Nobel Prize – Mr WB Yeats leaves for Stockholm

The Irish Times, Thursday, December 6th, 1923

Harwich, Wednesday – Mr WB Yeats, the Irish poet, left Harwich tonight for Stockholm, where he is to receive the Nobel Prize. A number of academic and social gatherings have been arranged in his honour.

Senator Yeats in Stockholm – Receives Nobel Prize

Weekly Irish Times, Saturday, December 15th, 1923

The award of the Nobel Prizes at Stockholm on Monday, on the anniversary of the death of the donor, was the occasion of the customary public ceremony, at which the king and several members of the royal family were present.

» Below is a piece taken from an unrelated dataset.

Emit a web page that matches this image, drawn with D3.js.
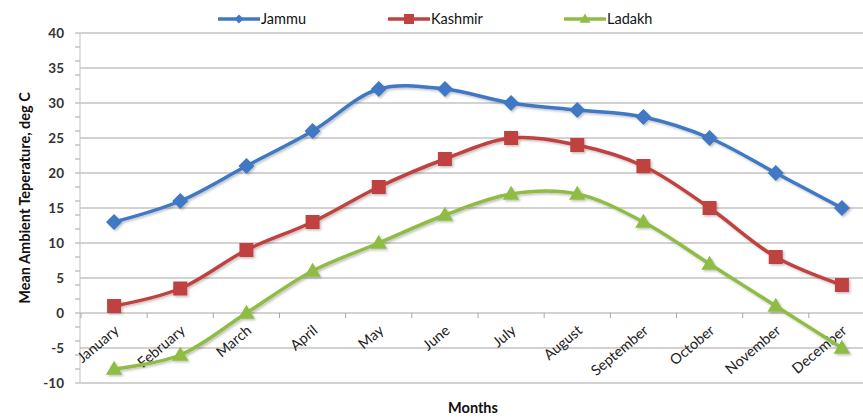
<!DOCTYPE html>
<html><head><meta charset="utf-8">
<script src="https://cdn.jsdelivr.net/npm/d3@7"></script>
<style>body{margin:0;background:#fff}svg{display:block}text{font-family:Lato,"Open Sans",sans-serif}</style>
</head><body>
<svg id="c" width="863" height="418"></svg>
<script>
const months = ["January","February","March","April","May","June","July","August","September","October","November","December"];
const jammu = [13,16,21,26,32,32,30,29,28,25,20,15];
const kashmir = [1,3.5,9,13,18,22,25,24,21,15,8,4];
const ladakh = [-8,-6,0,6,10,14,17,17,13,7,1,-5];
const seriesNames = ["Jammu","Kashmir","Ladakh"];
const seriesColors = ["#3f78c4","#c0423f","#8fbc45"];
const yTicks = [-10,-5,0,5,10,15,20,25,30,35,40];

const svg = d3.select("#c");
const x = d3.scaleBand().domain(months).range([81, 875]);
const y = d3.scaleLinear().domain([-10,40]).range([383, 33]);
const cx = d => x(d) + x.bandwidth()/2;

// marker shapes: diamond (rotated square), square, triangle
function marker(k, s){
  if(k===0) return `M0,${-s}L${s},0L0,${s}L${-s},0Z`;
  if(k===1) return `M${-s},${-s}H${s}V${s}H${-s}Z`;
  return `M0,${-s*1.1}L${s*1.1},${s*0.75}H${-s*1.1}Z`;
}

// gridlines
svg.append("g").selectAll("line").data(yTicks).join("line")
  .attr("x1",80).attr("x2",875).attr("y1",d=>y(d)).attr("y2",d=>y(d))
  .attr("stroke","#a6a6a6").attr("stroke-width",1.2);
// minor ticks on y axis
svg.append("g").selectAll("line").data(d3.range(-10,41,2)).join("line")
  .attr("x1",75).attr("x2",80).attr("y1",d=>y(d)).attr("y2",d=>y(d))
  .attr("stroke","#a6a6a6");
// y axis line
svg.append("line").attr("x1",80).attr("x2",80).attr("y1",y(40)).attr("y2",y(-10)).attr("stroke","#bfbfbf");
// x tick marks at band boundaries on zero line
svg.append("g").selectAll("line").data(months).join("line")
  .attr("x1",d=>x(d)).attr("x2",d=>x(d)).attr("y1",y(0)).attr("y2",y(0)+5)
  .attr("stroke","#a6a6a6");

// y tick labels
svg.append("g").selectAll("text").data(yTicks).join("text")
  .attr("x",64).attr("y",d=>y(d)).attr("dy","0.35em").attr("text-anchor","end")
  .attr("font-size",13.5).attr("font-weight","bold").attr("fill","#333")
  .text(d=>d);
// x labels
svg.append("g").selectAll("text").data(months).join("text")
  .attr("transform",d=>`translate(${cx(d)+6},${y(0)+19}) rotate(-40)`)
  .attr("text-anchor","end").attr("font-size",14.5).attr("fill","#222")
  .text(d=>d);

// axis titles
svg.append("text").attr("transform",`translate(30,198) rotate(-90)`)
  .attr("text-anchor","middle").attr("font-size",14.5).attr("font-weight","bold").attr("fill","#111")
  .text("Mean Ambient Teperature, deg C");
svg.append("text").attr("x",473).attr("y",413).attr("text-anchor","middle")
  .attr("font-size",14.5).attr("font-weight","bold").attr("fill","#111").text("Months");

// shadow filter
const defs = svg.append("defs");
const f = defs.append("filter").attr("id","sh").attr("x","-20%").attr("y","-20%").attr("width","140%").attr("height","140%");
f.append("feDropShadow").attr("dx",1.5).attr("dy",1.5).attr("stdDeviation",1.2).attr("flood-color","#000").attr("flood-opacity",0.25);

const allData = [jammu,kashmir,ladakh];
const line = d3.line().x((d,i)=>cx(months[i])).y(d=>y(d)).curve(d3.curveCatmullRom.alpha(0.5));
const symSizes = [8,7,7.5];
allData.forEach((vals,k)=>{
  const g = svg.append("g").attr("filter","url(#sh)");
  g.append("path").attr("d",line(vals)).attr("fill","none").attr("stroke",seriesColors[k]).attr("stroke-width",3.5);
  g.selectAll("path.m").data(vals).join("path").attr("class","m")
    .attr("transform",(d,i)=>`translate(${cx(months[i])},${y(d)})`)
    .attr("d",marker(k,symSizes[k]))
    .attr("fill",seriesColors[k]);
});

// legend
const legX = [218,388,564];
seriesNames.forEach((n,k)=>{
  const g = svg.append("g").attr("transform",`translate(${legX[k]},19)`);
  g.append("line").attr("x1",0).attr("x2",42).attr("stroke",seriesColors[k]).attr("stroke-width",3.5);
  g.append("path").attr("transform","translate(21,0)").attr("d",marker(k,k===0?4.5:5)).attr("fill",seriesColors[k]);
  g.append("text").attr("x",43).attr("dy","0.35em").attr("font-size",14.5).attr("fill","#111").text(n);
});
</script>
</body></html>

As the 1922-23 prizes for medicine were both awarded on this occasion, and were both divided into two shares, the total number of recipients this year is seven, instead of four, and of these four were present today – namely Dr Pregl, of Graz (Chemistry); Dr Hill, of London, and Dr Meyerhof, of Kiel (Medicine, 1922); and Mr WB Yeats (Literature).

The other recipients are Dr Millikan, of Washington (Physics); Dr Banting and Dr Macleod, of Canada (Medicine, 1923).

After the prizes had been presented by the king a banquet was held, under the presidency of Prince Wilhelm.